To put it mildly, the TTAC crew has been less than enthusiastic about the 2018 Ford EcoSport ever since Ford Motor Company announced the overseas subcompact crossover would come to America, filling a gap at the bottom of Ford’s utility lineup. Having not driven one, we’ll hold off on any assumptions about the model’s abilities or quality.

But it’s interesting to note, as EcoSports arrive on dealer lots across the U.S., that Ford’s giving the model a helping hand right out of the gate.

Retailing for $19,995 (minus a $995 delivery fee) in base, front-wheel drive S trim, the EcoSport can be had for less when you factor in $2,750 in customer cash. As CNET first noted yesterday, the incentive is available across the model line — S, SE, Titanium, and top-flight SES — but only for lease customers. There’s also $500 offered to cash buyers.

Is Dearborn nervous about the EcoSport’s reception, or is this just the cost of doing business in the increasingly crowded crossover market? Certainly, the EcoSport faces stiff competition, even though the subcompact class isn’t where the hottest rivalries (or profits) lie.
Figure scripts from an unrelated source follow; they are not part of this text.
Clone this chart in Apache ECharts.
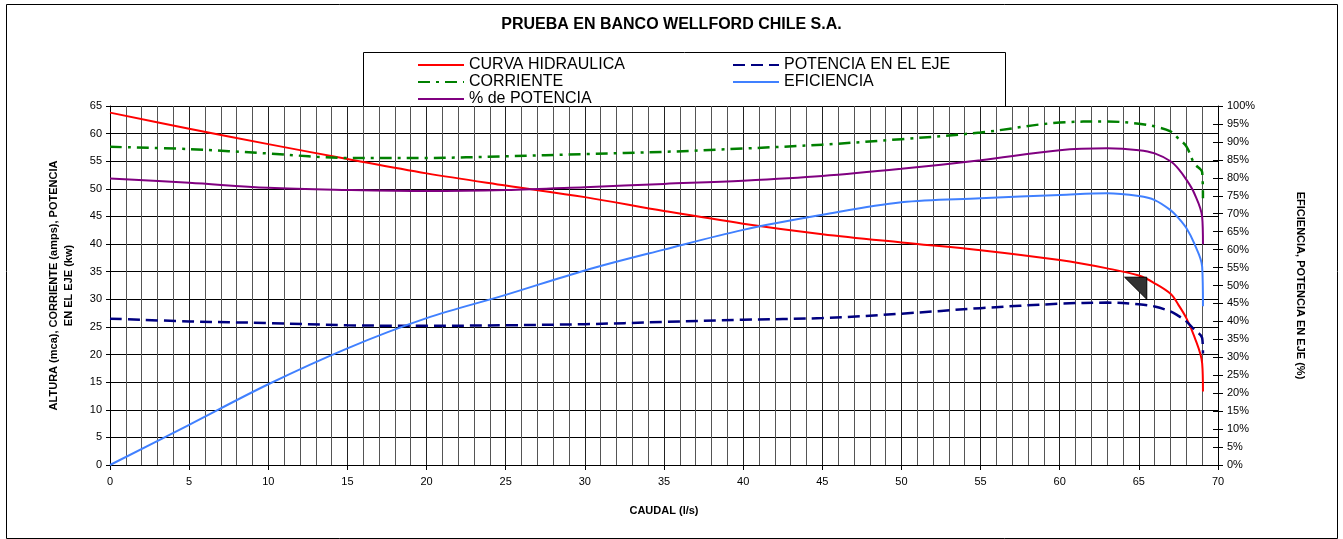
<!DOCTYPE html>
<html>
<head>
<meta charset="utf-8">
<script src="https://cdn.jsdelivr.net/npm/echarts@6/dist/echarts.min.js"></script>
<style>
html,body{margin:0;padding:0;background:#fff;}
#chart{width:1343px;height:539px;}
</style>
</head>
<body>
<div id="chart"></div>
<script>
// Caudal (l/s)
const caudal = [0,5,10,15,20,25,30,35,40,45,50,55,60,63,65,66,67,67.5,68,68.5,69,69.05];
// Left axis series
const curvaHidraulica = [63.8,60.9,58.1,55.4,52.8,50.6,48.5,46.0,43.7,41.8,40.3,38.9,37.1,35.6,34.3,32.9,31.0,29.0,26.6,23.3,18.4,13.3];
const corriente =       [57.6,57.2,56.4,55.6,55.6,55.9,56.3,56.7,57.3,58.0,59.0,60.2,62.0,62.2,61.8,61.3,60.4,59.1,57.7,54.6,53.0,48.3];
const potenciaEje =     [26.5,26.0,25.7,25.3,25.2,25.3,25.5,25.9,26.3,26.6,27.4,28.4,29.2,29.4,29.1,28.7,27.8,27.0,26.0,24.5,23.0,20.2];
// Right axis series (%)
const eficiencia =      [0,11.2,22.5,32.5,40.9,47.4,54.2,60.0,65.5,69.7,73.2,74.3,75.2,75.7,74.9,73.8,71.0,68.8,66.0,61.7,55.2,44.2];
const pctPotencia =     [79.8,78.6,77.2,76.6,76.3,76.6,77.4,78.3,79.2,80.5,82.5,84.9,87.7,88.2,87.7,86.8,84.6,82.5,79.5,75.7,69.1,61.5];
// Annotation triangle (data coords)
const triX = [64.1,65.5,65.5];
const triY = [34.0,34.0,30.0];

const names = ['CURVA HIDRAULICA','CORRIENTE','% de POTENCIA','POTENCIA EN EL EJE','EFICIENCIA'];
const pair = (ys) => caudal.map((x,i)=>[x,ys[i]]);

const FONT = 'Liberation Sans, Arial, sans-serif';
const chart = echarts.init(document.getElementById('chart'), null, {renderer:'canvas'});

const lineBase = {type:'line', symbol:'none', showSymbol:false, smooth:0.35, z:3};
const legendBase = {orient:'vertical', top:57, padding:0, itemWidth:46, itemHeight:12, itemGap:1,
  itemStyle:{opacity:0},
  textStyle:{fontFamily:FONT, fontSize:16, color:'#000'}};

chart.setOption({
  backgroundColor:'#fff',
  animation:false,
  textStyle:{fontFamily:FONT, color:'#000'},
  title:{
    text:'PRUEBA EN BANCO WELLFORD CHILE S.A.',
    left:'center', top:12,
    textStyle:{fontFamily:FONT, fontSize:16, fontWeight:'bold', color:'#000'}
  },
  graphic:[
    {type:'rect', left:4, top:2, shape:{width:1331, height:534}, style:{fill:null, stroke:'#000', lineWidth:1}, z:0, silent:true},
    {type:'rect', left:363, top:52, shape:{width:642, height:54}, style:{fill:'#fff', stroke:'#000', lineWidth:1}, z:0, silent:true}
  ],
  legend:[
    Object.assign({}, legendBase, {data:['CURVA HIDRAULICA','CORRIENTE','% de POTENCIA'], left:417}),
    Object.assign({}, legendBase, {data:['POTENCIA EN EL EJE','EFICIENCIA'], left:732})
  ],
  grid:{left:110, right:125, top:106, bottom:74, containLabel:false},
  xAxis:{
    type:'value', min:0, max:70, interval:5,
    name:'CAUDAL (l/s)', nameLocation:'middle', nameGap:40,
    nameTextStyle:{fontFamily:FONT, fontSize:11, fontWeight:'bold', color:'#000'},
    axisLine:{lineStyle:{color:'#000', width:1}},
    axisTick:{show:true, length:5, lineStyle:{color:'#000'}},
    axisLabel:{fontFamily:FONT, fontSize:11, color:'#000', margin:11},
    splitLine:{show:true, lineStyle:{color:'#222', width:1}},
    minorTick:{show:false, splitNumber:5},
    minorSplitLine:{show:true, lineStyle:{color:'#555', width:1}}
  },
  yAxis:[
    {type:'value', min:0, max:65, interval:5, position:'left',
     name:'ALTURA (mca), CORRIENTE (amps), POTENCIA\nEN EL EJE (kw)', nameLocation:'middle', nameGap:34, nameRotate:90,
     nameTextStyle:{fontFamily:FONT, fontSize:11, fontWeight:'bold', color:'#000', lineHeight:15},
     axisLine:{show:true, lineStyle:{color:'#000'}},
     axisTick:{show:true, length:4, lineStyle:{color:'#000'}},
     axisLabel:{fontFamily:FONT, fontSize:11, color:'#000', margin:8},
     splitLine:{show:true, lineStyle:{color:'#000', width:1}}},
    {type:'value', min:0, max:100, interval:5, position:'right',
     name:'EFICIENCIA, POTENCIA EN EJE (%)', nameLocation:'middle', nameGap:77, nameRotate:-90,
     nameTextStyle:{fontFamily:FONT, fontSize:11, fontWeight:'bold', color:'#000'},
     axisLine:{show:true, lineStyle:{color:'#000'}},
     axisTick:{show:true, length:5, lineStyle:{color:'#000'}},
     axisLabel:{fontFamily:FONT, fontSize:11, color:'#000', margin:9, formatter:'{value}%'},
     splitLine:{show:false}},
    {type:'value', min:0, max:100, interval:5, position:'right',
     axisLine:{show:false}, axisLabel:{show:false},
     axisTick:{show:true, inside:true, length:5, lineStyle:{color:'#000'}},
     splitLine:{show:false}}
  ],
  series:[
    Object.assign({}, lineBase, {name:names[0], yAxisIndex:0, data:pair(curvaHidraulica),
      itemStyle:{color:'#FF0000'}, lineStyle:{color:'#FF0000', width:2}}),
    Object.assign({}, lineBase, {name:names[1], yAxisIndex:0, data:pair(corriente),
      itemStyle:{color:'#008000'}, lineStyle:{color:'#008000', width:2.5, type:[12,6,3,6]}}),
    Object.assign({}, lineBase, {name:names[2], yAxisIndex:1, data:pair(pctPotencia),
      itemStyle:{color:'#800080'}, lineStyle:{color:'#800080', width:2}}),
    Object.assign({}, lineBase, {name:names[3], yAxisIndex:0, data:pair(potenciaEje),
      itemStyle:{color:'#000080'}, lineStyle:{color:'#000080', width:2.5, type:[12,6]}}),
    Object.assign({}, lineBase, {name:names[4], yAxisIndex:1, data:pair(eficiencia),
      itemStyle:{color:'#4080FF'}, lineStyle:{color:'#4080FF', width:2}}),
    {type:'custom', yAxisIndex:0, z:4, silent:true,
     data:[[triX[0],triY[0],triX[1],triY[1],triX[2],triY[2]]],
     renderItem:function(params, api){
       const p0 = api.coord([api.value(0), api.value(1)]);
       const p1 = api.coord([api.value(2), api.value(3)]);
       const p2 = api.coord([api.value(4), api.value(5)]);
       return {type:'polygon', shape:{points:[p0,p1,p2]}, style:{fill:'#333', stroke:'#000', lineWidth:1}};
     }}
  ]
});
</script>
</body>
</html>
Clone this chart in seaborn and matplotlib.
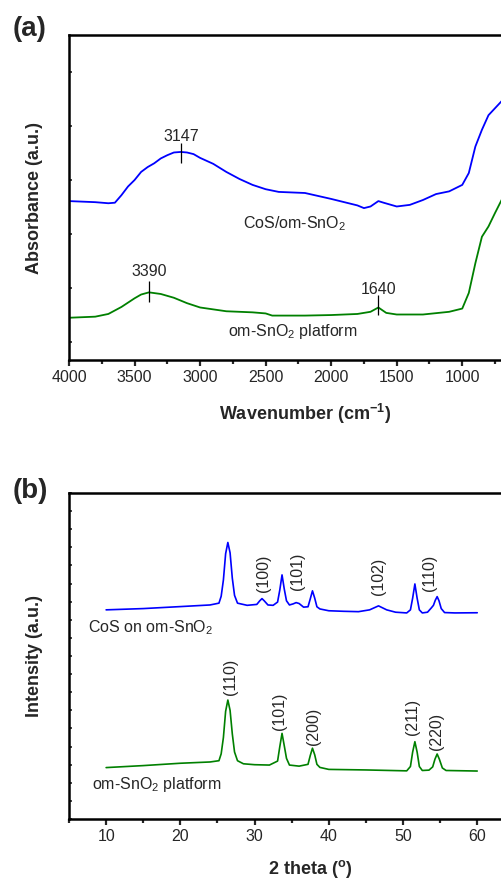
import numpy as np
import pandas as pd
import matplotlib
matplotlib.use("Agg")
import matplotlib.pyplot as plt
import seaborn as sns

# ---- (a) FTIR spectra ----
ftir_wn_cos = [4000, 3900, 3800, 3700, 3650, 3600, 3550, 3500, 3450, 3400, 3350, 3300,
               3250, 3200, 3147, 3100, 3050, 3000, 2900, 2800, 2700, 2600, 2500, 2400,
               2200, 2000, 1900, 1800, 1750, 1700, 1640, 1600, 1500, 1400, 1300, 1200,
               1100, 1000, 950, 900, 850, 800, 750, 700, 680]
ftir_abs_cos = [2.61, 2.60, 2.59, 2.57, 2.58, 2.72, 2.88, 3.00, 3.15, 3.24, 3.31, 3.40,
                3.46, 3.51, 3.52, 3.51, 3.48, 3.41, 3.30, 3.15, 3.02, 2.91, 2.83, 2.78,
                2.76, 2.65, 2.59, 2.53, 2.48, 2.51, 2.61, 2.58, 2.51, 2.54, 2.63, 2.74,
                2.79, 2.91, 3.13, 3.62, 3.93, 4.20, 4.33, 4.46, 4.52]

ftir_wn_sno2 = [4000, 3800, 3700, 3600, 3500, 3450, 3390, 3300, 3200, 3100, 3000, 2800,
                2600, 2500, 2450, 2200, 2000, 1800, 1700, 1640, 1580, 1500, 1300, 1100,
                1000, 950, 900, 850, 800, 750, 700, 680]
ftir_abs_sno2 = [0.45, 0.47, 0.52, 0.65, 0.81, 0.88, 0.92, 0.89, 0.82, 0.72, 0.64, 0.57,
                 0.55, 0.53, 0.49, 0.49, 0.50, 0.52, 0.56, 0.64, 0.54, 0.51, 0.51, 0.56,
                 0.62, 0.91, 1.46, 1.95, 2.14, 2.39, 2.63, 2.72]

ftir_peaks = [3147, 3390, 1640]
ftir_peak_lo = [3.32, 0.75, 0.50]
ftir_peak_hi = [3.69, 1.13, 0.87]
ftir_peak_text_y = [3.80, 1.30, 0.98]

# ---- (b) XRD patterns ----
xrd_2t_cos = [10, 15, 20, 24, 25.2, 25.5, 25.8, 26.1, 26.4, 26.7, 27.0, 27.3, 27.7, 29,
              30.3, 30.7, 31.0, 31.3, 31.8, 32.5, 33.1, 33.4, 33.7, 34.0, 34.3, 34.7,
              35.2, 35.6, 36.0, 36.6, 37.2, 37.5, 37.8, 38.1, 38.4, 38.8, 40, 42, 44,
              45.5, 46.7, 47.8, 49, 50.5, 51.0, 51.3, 51.6, 51.9, 52.2, 52.6, 53.3,
              53.8, 54.1, 54.35, 54.6, 54.85, 55.15, 55.6, 57, 60]
xrd_int_cos = [11.55, 11.62, 11.73, 11.82, 11.92, 12.3, 13.2, 14.65, 15.27, 14.7, 13.3,
               12.35, 11.92, 11.8, 11.85, 12.05, 12.17, 12.05, 11.82, 11.8, 11.98, 12.65,
               13.48, 12.7, 12.05, 11.82, 11.88, 11.95, 11.9, 11.7, 11.72, 12.15, 12.6,
               12.2, 11.72, 11.6, 11.5, 11.47, 11.45, 11.55, 11.77, 11.55, 11.42, 11.38,
               11.55, 12.2, 12.98, 12.2, 11.55, 11.38, 11.42, 11.65, 11.8, 12.08, 12.28,
               12.05, 11.62, 11.4, 11.38, 11.39]

xrd_2t_sno2 = [10, 15, 20, 24, 25.2, 25.5, 25.8, 26.1, 26.4, 26.7, 27.0, 27.3, 27.7, 28.5,
               30, 32, 33.1, 33.4, 33.7, 34.0, 34.3, 34.7, 36, 37.2, 37.5, 37.8, 38.1,
               38.4, 38.8, 40, 45, 50.5, 51.0, 51.3, 51.6, 51.9, 52.2, 52.6, 53.5, 54.0,
               54.3, 54.6, 54.9, 55.3, 55.8, 60]
xrd_int_sno2 = [2.84, 2.95, 3.08, 3.15, 3.22, 3.6, 4.5, 5.95, 6.57, 6.0, 4.7, 3.7, 3.22,
                3.05, 3.0, 2.98, 3.2, 4.0, 4.73, 4.05, 3.35, 2.98, 2.92, 3.02, 3.5, 3.91,
                3.55, 3.02, 2.85, 2.74, 2.71, 2.66, 2.9, 3.7, 4.27, 3.7, 2.9, 2.68, 2.7,
                2.88, 3.3, 3.59, 3.3, 2.82, 2.68, 2.65]

hkl_cos = ["(100)", "(101)", "(102)", "(110)"]
hkl_cos_x = [31.2, 35.8, 46.7, 53.6]
hkl_cos_y = [13.59, 13.66, 13.39, 13.58]
hkl_sno2 = ["(110)", "(101)", "(200)", "(211)", "(220)"]
hkl_sno2_x = [26.7, 33.4, 37.9, 51.3, 54.5]
hkl_sno2_y = [7.83, 5.93, 5.14, 5.62, 4.82]

BLUE = "#0000ff"
GREEN = "#008000"

sns.set_style("ticks")
plt.rcParams["font.family"] = ["Liberation Sans", "DejaVu Sans"]
plt.rcParams["mathtext.fontset"] = "custom"
plt.rcParams["mathtext.rm"] = "Liberation Sans"
plt.rcParams["mathtext.it"] = "Liberation Sans:italic"
plt.rcParams["mathtext.bf"] = "Liberation Sans:bold"

fig = plt.figure(figsize=(5.02, 8.82), dpi=100)
ax1 = fig.add_axes([0.1375, 0.5918, 0.940, 0.3685])
ax2 = fig.add_axes([0.1375, 0.0714, 0.961, 0.3696])


def style_axes(ax):
    for side in ["top", "right", "bottom", "left"]:
        ax.spines[side].set_linewidth(1.8)
        ax.spines[side].set_color("black")
    ax.tick_params(axis="x", which="major", direction="out", length=4, width=1.6,
                   labelsize=11.5, pad=3, top=False)
    ax.tick_params(axis="x", which="minor", direction="out", length=3, width=1.6, top=False)
    ax.tick_params(axis="y", which="both", direction="in", length=2, width=1.2,
                   labelleft=False, right=False)


# FTIR
df_a1 = pd.DataFrame({"wn": ftir_wn_cos, "a": ftir_abs_cos})
df_a2 = pd.DataFrame({"wn": ftir_wn_sno2, "a": ftir_abs_sno2})
sns.lineplot(data=df_a1, x="wn", y="a", ax=ax1, color=BLUE, lw=1.3, sort=False, estimator=None)
sns.lineplot(data=df_a2, x="wn", y="a", ax=ax1, color=GREEN, lw=1.3, sort=False, estimator=None)
ax1.set_xlim(4000, 400)
ax1.set_ylim(-0.333, 5.685)
ax1.set_xticks([4000, 3500, 3000, 2500, 2000, 1500, 1000])
ax1.set_xticks(np.arange(3750, 400, -500), minor=True)
ax1.set_yticks(range(0, 6))
style_axes(ax1)
ax1.vlines(ftir_peaks, ftir_peak_lo, ftir_peak_hi, color="black", lw=0.9)
for p, ty in zip(ftir_peaks, ftir_peak_text_y):
    ax1.text(p, ty, str(p), ha="center", va="center", fontsize=11.5)
ax1.text(2672, 2.19, "CoS/om-SnO$_2$", ha="left", va="center", fontsize=11.5)
ax1.text(2786, 0.19, "om-SnO$_2$ platform", ha="left", va="center", fontsize=11.5)
ax1.set_xlabel("Wavenumber (cm$^{\\mathbf{-1}}$)", fontsize=13, fontweight="bold", labelpad=12)
ax1.set_ylabel("Absorbance (a.u.)", fontsize=13, fontweight="bold", labelpad=19)
fig.text(0.026, 0.967, "(a)", fontsize=20, fontweight="bold", ha="left", va="center")

# XRD
df_b1 = pd.DataFrame({"tt": xrd_2t_cos, "i": xrd_int_cos})
df_b2 = pd.DataFrame({"tt": xrd_2t_sno2, "i": xrd_int_sno2})
sns.lineplot(data=df_b1, x="tt", y="i", ax=ax2, color=BLUE, lw=1.2, sort=False, estimator=None)
sns.lineplot(data=df_b2, x="tt", y="i", ax=ax2, color=GREEN, lw=1.2, sort=False, estimator=None)
ax2.set_xlim(5, 70)
ax2.set_ylim(0, 18)
ax2.set_xticks(range(10, 61, 10))
ax2.set_xticks(range(5, 71, 10), minor=True)
ax2.set_yticks(range(0, 19))
style_axes(ax2)
for lab, x, y in zip(hkl_cos, hkl_cos_x, hkl_cos_y):
    ax2.text(x, y, lab, rotation=90, ha="center", va="center", fontsize=11.5)
for lab, x, y in zip(hkl_sno2, hkl_sno2_x, hkl_sno2_y):
    ax2.text(x, y, lab, rotation=90, ha="center", va="center", fontsize=11.5)
ax2.text(7.6, 10.56, "CoS on om-SnO$_2$", ha="left", va="center", fontsize=11.5)
ax2.text(8.05, 1.88, "om-SnO$_2$ platform", ha="left", va="center", fontsize=11.5)
ax2.set_xlabel("2 theta ($^{\\mathbf{o}}$)", fontsize=13, fontweight="bold", labelpad=10)
ax2.set_ylabel("Intensity (a.u.)", fontsize=13, fontweight="bold", labelpad=19)
fig.text(0.026, 0.443, "(b)", fontsize=20, fontweight="bold", ha="left", va="center")

fig.savefig("out.png", dpi=100)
Facing off against the EcoSport are the Toyota C-HR, which saw its best sales month to date in December, the top-selling Honda HR-V (which posted a 16.5 percent year-over-year sales drop last month), the slow-selling Mazda CX-3 (which reached a 2017 monthly high in December), and the second-best-selling Chevrolet Trax. Also joining the fray is the new-for-2018 Hyundai Kona and the upcoming Nissan Kicks. While subcompact volume pales in comparison to the compact class, few automakers seem willing to leave the segment for rivals to plunder.

The EcoSport arrives with the smallest engine available in a mainstream, non-hybrid vehicle — a turbocharged 1.0-liter three-cylinder. Powering the front wheels only, it generates 123 horsepower and 125 lb-ft of torque. A six-speed automatic is the only transmission on offer, and customers can upgrade to all-wheel drive and a naturally aspirated 2.0-liter (167 hp, 149 lb-ft) for an extra $1,500.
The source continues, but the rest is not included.